English buccaneer (late 17th century)

Basil Ringrose (about 1653–1686) was an English buccaneer, navigator, geographer, and author.

==Early life==
Ringrose was christened at St Martin-in-the-Fields on Jan 28 1653 by his father, Richard, and mother, Mary.

In 1677, he and his wife, Goodith, had a son, Jonathan.

==First voyage==
Ringrose crossed the Isthmus of Darien in 1680 with a group of pirates. On this trip, he created extensive charts of the islands, soundings, exhaustive nautical instructions, and symbols to mark rocks and shallow water.

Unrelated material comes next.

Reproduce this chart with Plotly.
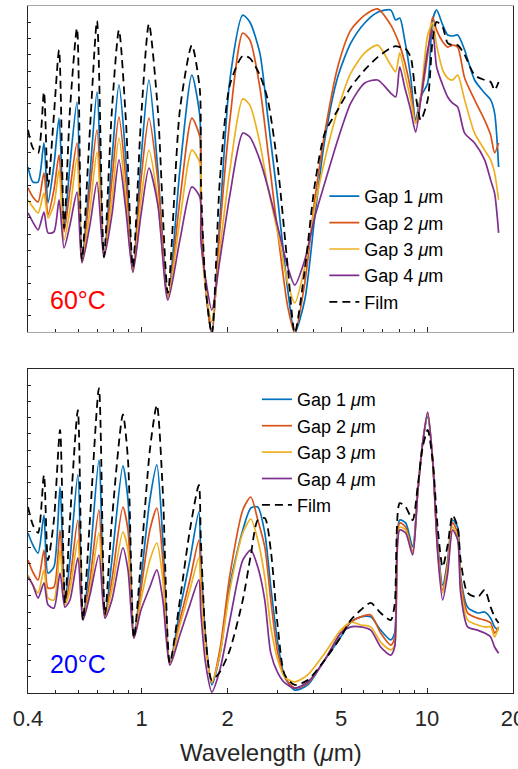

Fluent in Latin and French, he quickly learned Spanish to act as an interpreter.

Captain Bartholomew Sharp, Lionel Wafer, John Coxon, Edmund Cooke, William Dick, and William Dampier were also crew members. Dampier refers to Ringrose as an apprentice to a planter in Jamaica. At the end of the voyage, Ringrose and several crewmates took the maps and charts to Dartmouth to sell.

==Second voyage==
In October 1683, Ringrose sailed on the Cygnet with Captain Charles Swan, as the Supercargo. Damper writes "He had no mind for this voyage, but was necessitated to engage in it or starve." On the Mexican coast in Santa Pecaque, the crew looted the village. Capt. Swan sent 54 men with laden horses back to the anchorage, Ringrose among them. They were set upon by Spanish soldiers and massacred.

Ringrose's journal gives an account of the early part of this trip. It is now in the National Maritime Museum in Greenwich in England. His maps and charts have become "A Buccaneer’s Atlas" by William Hach, a noted cartographer in London of the time.